My major research contributions to date include: 1) developing theoretical models for describing turbulent resuspension of sand by waves and entrainment of gravels into transport by currents, 2) developing acoustical techniques for measuring bed sediment distribution from a moving boat, 3) collecting and describing the first measurements of sediment resuspension and bed sediment changes during the passage of a tsunami, and 4) helping construct the first closed sand budget for the Colorado River in Grand Canyon.
I develop instrumentation, computational and analytical tools which allow measurements of sediment at unprecedented scales and resolutions. In the coming years, methods for measuring the reflectance and scattering of sound (and light) to remotely characterize terrestrial and underwater surfaces and infer sediment properties will continue to mature. I have pioneered the field of acoustic bed-sediment characterization as applied to the management of large regulated rivers in the United States, including the Green and Yampa Rivers in Dinosaur National Monument, CO, the Green and Colorado Rivers in Canyon National Park, UT, and the Colorado River in Grand Canyon, AZ. This work is being applied to sandbar and native fish restoration efforts, as well as understand the controls on sediment transport and export from critical reaches of river.
Computational & Geospatial Tools for Geomorphic Research
I develop open-source software for the wider aquatic geomorphology/sedimentology/ecology community, for applications such as grain size analysis (www.digitalgrainsize.org), sonar imaging of benthic habitats (http://dbuscombe-usgs.github.io/PyHum/) and analysis of massive topographic point clouds (http://dbuscombe-usgs.github.io/pysesa/). I apply modern geospatial science techniques (e.g., sonar, SAR, LiDAR, Structure from Motion and other photogrammetry, remote sensing, and advanced image processing) and Big Data analytics (e.g. machine learning, data-driven hypothesis testing) typically involving the analysis of very large and diverse data sets. My continuing interest in the development of scalable, massively parallelized or distributed research tools in computational geosciences, especially open source software for roughness, grain size, and automated land and seascape feature extraction, will continue to be applied to the quantitative characterization of Earth surface environments. Recently, I have been involved with initiating large-scale monitoring of the California coast, principally from aerial platforms, developing techniques for topographic analysis of massive (order billion point) photogrammetric point clouds.

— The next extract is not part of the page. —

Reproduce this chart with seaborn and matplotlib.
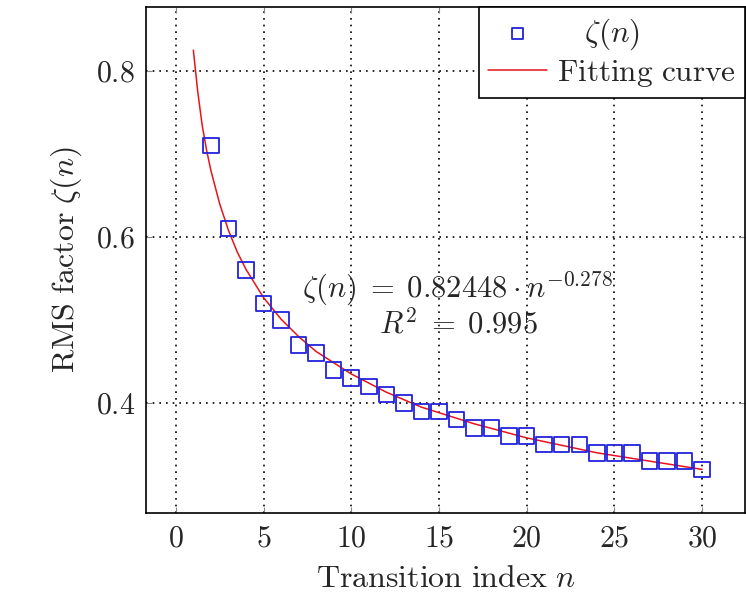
import matplotlib
matplotlib.use("Agg")
import matplotlib.pyplot as plt
import numpy as np
import pandas as pd
import seaborn as sns


# Measured RMS factor for each transition index.
n_index = list(range(2, 31))
zeta_vals = [0.71, 0.61, 0.56, 0.52, 0.50, 0.47, 0.46, 0.44, 0.43, 0.42,
             0.41, 0.40, 0.39, 0.39, 0.38, 0.37, 0.37, 0.36, 0.36, 0.35,
             0.35, 0.35, 0.34, 0.34, 0.34, 0.33, 0.33, 0.33, 0.32]

# Fitting curve.
fit_n = [1, 1.25, 1.5, 1.75, 2, 2.5, 3, 3.5, 4, 5, 6, 7, 8, 10, 12, 14, 17,
         20, 24, 27, 30]
fit_vals = [0.825, 0.775, 0.735, 0.705, 0.680, 0.640, 0.608, 0.582, 0.561,
            0.527, 0.501, 0.480, 0.462, 0.435, 0.413, 0.395, 0.375, 0.358,
            0.340, 0.330, 0.320]

sns.set_style("ticks")
plt.rcParams["mathtext.fontset"] = "cm"
plt.rcParams["font.family"] = ["serif"]
plt.rcParams["font.serif"] = ["DejaVu Serif"]

fig = plt.figure(figsize=(7.46, 5.94), dpi=100)
ax = fig.add_axes([0.1957, 0.1364, 0.803, 0.8518])

df_pts = pd.DataFrame({"n": n_index, "zeta": zeta_vals})
df_fit = pd.DataFrame({"n": fit_n, "zeta": fit_vals})

sns.lineplot(data=df_fit, x="n", y="zeta", color="#e8131b", linewidth=1.1,
             ax=ax, label="Fitting curve", zorder=3)
sns.scatterplot(data=df_pts, x="n", y="zeta", marker="s", s=125,
                facecolors="none", edgecolors="#2222dd", linewidth=1.3,
                ax=ax, label=r"$\zeta(n)$", zorder=4)

ax.set_xlim(-1.7, 32.45)
ax.set_ylim(0.2675, 0.877)
ax.set_xticks([0, 5, 10, 15, 20, 25, 30])
ax.set_yticks([0.4, 0.6, 0.8])
ax.set_xticklabels([f"${v}$" for v in [0, 5, 10, 15, 20, 25, 30]])
ax.set_yticklabels(["$0.4$", "$0.6$", "$0.8$"])
ax.tick_params(labelsize=21.5, direction="in", length=4, color="#888888",
               top=True, right=True, pad=8)
ax.grid(True, linestyle=(0, (1, 3)), color="black", linewidth=1.2)

for sp in ax.spines.values():
    sp.set_linewidth(1.2)
    sp.set_color("black")

ax.set_xlabel(r"$\mathrm{Transition\ index}\ n$", fontsize=23, labelpad=8)
ax.set_ylabel(r"$\mathrm{RMS\ factor}\ \zeta(n)$", fontsize=23, labelpad=8)

ax.text(16.05, 0.537, r"$\zeta(n)\;=\;0.82448 \cdot n^{-0.278}$",
        fontsize=22, ha="center", va="center")
ax.text(16.1, 0.494, r"$R^2\;=\;0.995$", fontsize=22, ha="center",
        va="center")

# Legend: marker first, then curve.
handles, labels = ax.get_legend_handles_labels()
leg = ax.legend(handles[::-1], labels[::-1], loc="upper right", fontsize=22.5,
                frameon=True, fancybox=False, framealpha=1, borderpad=0.3,
                handlelength=1.9, labelspacing=0.15, borderaxespad=0.0,
                markerscale=0.7, handletextpad=0.3)
leg.get_frame().set_edgecolor("black")
leg.get_frame().set_linewidth(1.2)
for t in leg.get_texts():
    t.set_text(r"$\mathrm{Fitting\ curve}$" if "Fitting" in t.get_text()
               else r"$\quad\zeta(n)$")

fig.savefig("out.png", dpi=100)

Experimental Hydraulics, Hydrodynamics & Sediment Transport
For my doctoral thesis, I studied the mechanics of gravel transport under energetic water waves and gravel beach morphodynamics, which included working in the world's largest wave flume, investigating gravel barrier-lagoon dynamics at prototype scale. I continue to work on the complex inter-relations between fluid flows and sediment transport in coastal and fluvial environments. I have researched these processes by developing novel field-deployed optical and acoustic imaging systems designed for measuring aspects of flow or sediment at a very high rate, and computational algorithms for small-scale sediment hydroacoustics, in-situ particle and bed imaging, and flow-field/turbulence measurements. As part of this work, I have developed extensive experience with field data collection and laboratory experimentation, numerical methods and stochastic modeling techniques, as well as instrument design and fabrication.
'Hybrid' Modeling in Ecohydrology and Ecogeomorphology
Models of Earth surface processes should leverage all available data to build semi-empirical parameterizations of key processes, `beyond curve fitting', or calibration and constraint of tunable model parameters. This `hybrid' approach to modeling surface processes combines machine learning approaches with traditional, deterministic, physics-based models. Combining the strengths of inductive (data-driven) and deductive (physics-based) approaches in a single hybrid model has enormous potential in ecohydrology and ecogeomorphology where many of the key interactions do not follow laws of energy or mass conservation.